> _What is asked_
Only one stretch of the data below should be repeated: the lines from the line containing "Emit a web page" through the line containing "CBBiH i Ministarstvo", inclusive, exactly as they are.

> _Provided information_
■ ■ ■ ■ ■

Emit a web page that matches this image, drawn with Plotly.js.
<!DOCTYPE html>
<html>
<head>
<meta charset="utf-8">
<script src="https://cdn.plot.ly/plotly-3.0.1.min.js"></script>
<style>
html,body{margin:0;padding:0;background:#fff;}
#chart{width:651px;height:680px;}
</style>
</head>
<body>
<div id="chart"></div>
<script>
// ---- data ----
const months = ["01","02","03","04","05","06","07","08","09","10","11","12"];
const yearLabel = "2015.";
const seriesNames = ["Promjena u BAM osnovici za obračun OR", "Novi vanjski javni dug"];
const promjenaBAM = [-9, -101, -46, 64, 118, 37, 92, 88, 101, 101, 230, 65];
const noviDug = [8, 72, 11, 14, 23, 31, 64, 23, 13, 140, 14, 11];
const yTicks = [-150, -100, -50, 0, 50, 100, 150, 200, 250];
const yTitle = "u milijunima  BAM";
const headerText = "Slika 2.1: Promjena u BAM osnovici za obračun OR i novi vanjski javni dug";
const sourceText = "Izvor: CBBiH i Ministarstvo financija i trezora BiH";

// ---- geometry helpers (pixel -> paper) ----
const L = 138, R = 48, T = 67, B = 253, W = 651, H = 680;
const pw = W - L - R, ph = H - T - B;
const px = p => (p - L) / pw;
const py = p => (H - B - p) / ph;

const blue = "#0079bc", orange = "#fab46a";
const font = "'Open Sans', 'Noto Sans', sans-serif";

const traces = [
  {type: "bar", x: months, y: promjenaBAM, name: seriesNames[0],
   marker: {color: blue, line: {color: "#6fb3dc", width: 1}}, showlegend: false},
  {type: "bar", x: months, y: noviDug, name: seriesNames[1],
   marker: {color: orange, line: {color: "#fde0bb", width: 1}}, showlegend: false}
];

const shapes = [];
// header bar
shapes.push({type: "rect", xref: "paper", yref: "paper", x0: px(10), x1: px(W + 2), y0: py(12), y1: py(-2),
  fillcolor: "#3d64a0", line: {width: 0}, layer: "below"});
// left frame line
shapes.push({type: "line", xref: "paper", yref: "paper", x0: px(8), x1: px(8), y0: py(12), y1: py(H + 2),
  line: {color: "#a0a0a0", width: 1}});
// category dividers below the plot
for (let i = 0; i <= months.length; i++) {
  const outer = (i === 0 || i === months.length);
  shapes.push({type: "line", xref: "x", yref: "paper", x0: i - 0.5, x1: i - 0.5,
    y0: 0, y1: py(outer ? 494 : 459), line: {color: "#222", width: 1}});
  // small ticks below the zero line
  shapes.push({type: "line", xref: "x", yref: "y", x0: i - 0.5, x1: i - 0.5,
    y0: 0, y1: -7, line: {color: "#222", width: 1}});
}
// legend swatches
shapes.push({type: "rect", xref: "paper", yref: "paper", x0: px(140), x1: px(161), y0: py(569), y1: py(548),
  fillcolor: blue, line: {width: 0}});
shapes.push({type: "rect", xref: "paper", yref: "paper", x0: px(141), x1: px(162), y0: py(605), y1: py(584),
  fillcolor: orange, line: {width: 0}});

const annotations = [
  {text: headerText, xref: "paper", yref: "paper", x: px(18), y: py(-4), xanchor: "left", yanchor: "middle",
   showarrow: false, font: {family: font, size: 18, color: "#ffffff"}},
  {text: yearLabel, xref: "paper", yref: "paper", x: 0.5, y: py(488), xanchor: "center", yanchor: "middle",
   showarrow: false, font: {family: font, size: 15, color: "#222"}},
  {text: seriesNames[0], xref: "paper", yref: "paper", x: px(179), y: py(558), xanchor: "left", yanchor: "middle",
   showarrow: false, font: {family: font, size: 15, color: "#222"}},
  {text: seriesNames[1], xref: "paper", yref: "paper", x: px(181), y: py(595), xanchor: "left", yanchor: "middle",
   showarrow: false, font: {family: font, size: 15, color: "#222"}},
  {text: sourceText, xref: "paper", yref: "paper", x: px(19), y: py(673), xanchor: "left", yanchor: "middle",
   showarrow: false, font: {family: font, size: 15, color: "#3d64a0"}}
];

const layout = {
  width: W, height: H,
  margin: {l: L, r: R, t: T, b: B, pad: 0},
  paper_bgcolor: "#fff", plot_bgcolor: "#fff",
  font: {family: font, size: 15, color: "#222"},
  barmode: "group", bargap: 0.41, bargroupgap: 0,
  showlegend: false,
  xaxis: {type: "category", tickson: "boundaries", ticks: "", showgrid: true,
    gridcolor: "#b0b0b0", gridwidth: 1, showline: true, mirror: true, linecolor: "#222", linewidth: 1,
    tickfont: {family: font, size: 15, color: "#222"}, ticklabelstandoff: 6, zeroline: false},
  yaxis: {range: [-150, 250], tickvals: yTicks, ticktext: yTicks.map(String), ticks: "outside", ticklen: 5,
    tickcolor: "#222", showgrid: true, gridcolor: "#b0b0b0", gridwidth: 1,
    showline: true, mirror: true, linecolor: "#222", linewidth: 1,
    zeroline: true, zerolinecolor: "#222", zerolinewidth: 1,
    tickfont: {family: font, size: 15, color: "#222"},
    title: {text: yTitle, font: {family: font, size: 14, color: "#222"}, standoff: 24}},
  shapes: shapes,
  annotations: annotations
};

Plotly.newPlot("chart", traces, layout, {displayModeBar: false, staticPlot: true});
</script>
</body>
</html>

■ ■ ■ ■ ■

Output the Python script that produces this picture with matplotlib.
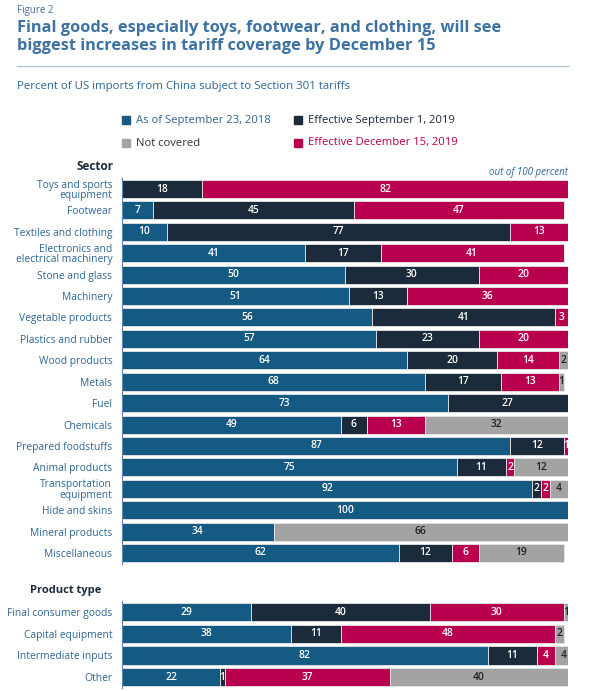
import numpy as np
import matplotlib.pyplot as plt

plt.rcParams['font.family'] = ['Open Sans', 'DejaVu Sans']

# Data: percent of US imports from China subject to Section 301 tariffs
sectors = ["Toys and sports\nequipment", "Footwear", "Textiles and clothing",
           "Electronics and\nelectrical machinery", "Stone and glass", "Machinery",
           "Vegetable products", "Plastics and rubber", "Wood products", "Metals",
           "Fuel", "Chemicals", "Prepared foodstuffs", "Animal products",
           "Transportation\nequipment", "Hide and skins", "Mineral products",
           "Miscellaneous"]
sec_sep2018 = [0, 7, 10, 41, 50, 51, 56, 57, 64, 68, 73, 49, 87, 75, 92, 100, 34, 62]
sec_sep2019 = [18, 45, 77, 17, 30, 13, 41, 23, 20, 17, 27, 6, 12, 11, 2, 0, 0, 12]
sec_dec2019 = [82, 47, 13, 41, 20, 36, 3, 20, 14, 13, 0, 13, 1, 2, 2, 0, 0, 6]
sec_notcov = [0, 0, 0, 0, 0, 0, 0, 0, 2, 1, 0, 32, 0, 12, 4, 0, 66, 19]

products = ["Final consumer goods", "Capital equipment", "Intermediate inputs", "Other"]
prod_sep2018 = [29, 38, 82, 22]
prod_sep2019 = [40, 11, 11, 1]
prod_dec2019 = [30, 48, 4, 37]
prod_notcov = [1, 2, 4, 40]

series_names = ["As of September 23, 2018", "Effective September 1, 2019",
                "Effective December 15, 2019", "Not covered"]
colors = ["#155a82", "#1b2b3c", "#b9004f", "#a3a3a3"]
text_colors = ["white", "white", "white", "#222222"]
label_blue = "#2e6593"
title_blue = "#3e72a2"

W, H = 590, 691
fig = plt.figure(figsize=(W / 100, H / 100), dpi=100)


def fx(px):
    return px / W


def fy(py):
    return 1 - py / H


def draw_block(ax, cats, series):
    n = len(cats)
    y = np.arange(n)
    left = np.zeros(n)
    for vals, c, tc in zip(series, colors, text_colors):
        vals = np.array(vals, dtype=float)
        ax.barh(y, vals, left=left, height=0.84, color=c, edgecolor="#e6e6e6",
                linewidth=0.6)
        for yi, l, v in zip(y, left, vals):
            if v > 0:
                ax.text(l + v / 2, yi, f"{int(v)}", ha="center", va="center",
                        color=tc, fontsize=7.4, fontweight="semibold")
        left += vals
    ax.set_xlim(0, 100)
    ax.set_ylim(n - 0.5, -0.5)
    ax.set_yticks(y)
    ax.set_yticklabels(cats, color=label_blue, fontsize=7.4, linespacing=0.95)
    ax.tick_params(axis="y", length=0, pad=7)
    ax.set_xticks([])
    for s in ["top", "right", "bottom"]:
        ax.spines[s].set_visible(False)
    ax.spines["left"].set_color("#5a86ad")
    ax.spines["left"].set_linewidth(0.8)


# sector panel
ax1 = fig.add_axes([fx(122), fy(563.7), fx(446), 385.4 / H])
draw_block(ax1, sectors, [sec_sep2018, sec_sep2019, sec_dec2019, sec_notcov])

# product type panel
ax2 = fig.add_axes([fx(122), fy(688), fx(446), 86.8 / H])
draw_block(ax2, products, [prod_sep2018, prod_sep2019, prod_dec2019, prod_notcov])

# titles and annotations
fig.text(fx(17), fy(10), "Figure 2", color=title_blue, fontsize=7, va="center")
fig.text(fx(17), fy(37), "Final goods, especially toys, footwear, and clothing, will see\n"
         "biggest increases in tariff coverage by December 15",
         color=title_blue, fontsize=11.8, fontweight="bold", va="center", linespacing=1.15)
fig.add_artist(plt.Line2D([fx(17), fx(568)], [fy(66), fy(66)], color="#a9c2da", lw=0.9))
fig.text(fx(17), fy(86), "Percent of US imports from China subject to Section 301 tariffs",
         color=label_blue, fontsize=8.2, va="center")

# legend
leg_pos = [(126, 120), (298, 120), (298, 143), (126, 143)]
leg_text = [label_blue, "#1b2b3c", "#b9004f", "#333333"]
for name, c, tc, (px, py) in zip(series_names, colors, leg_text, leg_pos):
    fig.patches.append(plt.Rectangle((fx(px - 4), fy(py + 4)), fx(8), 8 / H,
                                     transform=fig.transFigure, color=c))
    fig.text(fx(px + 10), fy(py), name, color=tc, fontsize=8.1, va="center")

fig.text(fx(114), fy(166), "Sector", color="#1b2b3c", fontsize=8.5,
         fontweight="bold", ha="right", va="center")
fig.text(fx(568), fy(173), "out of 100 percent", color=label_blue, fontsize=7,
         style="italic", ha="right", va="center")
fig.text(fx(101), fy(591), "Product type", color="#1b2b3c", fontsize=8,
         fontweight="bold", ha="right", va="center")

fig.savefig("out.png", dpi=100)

■ ■ ■ ■ ■

> _Complete response_
Emit a web page that matches this image, drawn with Plotly.js.
<!DOCTYPE html>
<html>
<head>
<meta charset="utf-8">
<script src="https://cdn.plot.ly/plotly-3.0.1.min.js"></script>
<style>
html,body{margin:0;padding:0;background:#fff;}
#chart{width:651px;height:680px;}
</style>
</head>
<body>
<div id="chart"></div>
<script>
// ---- data ----
const months = ["01","02","03","04","05","06","07","08","09","10","11","12"];
const yearLabel = "2015.";
const seriesNames = ["Promjena u BAM osnovici za obračun OR", "Novi vanjski javni dug"];
const promjenaBAM = [-9, -101, -46, 64, 118, 37, 92, 88, 101, 101, 230, 65];
const noviDug = [8, 72, 11, 14, 23, 31, 64, 23, 13, 140, 14, 11];
const yTicks = [-150, -100, -50, 0, 50, 100, 150, 200, 250];
const yTitle = "u milijunima  BAM";
const headerText = "Slika 2.1: Promjena u BAM osnovici za obračun OR i novi vanjski javni dug";
const sourceText = "Izvor: CBBiH i Ministarstvo financija i trezora BiH";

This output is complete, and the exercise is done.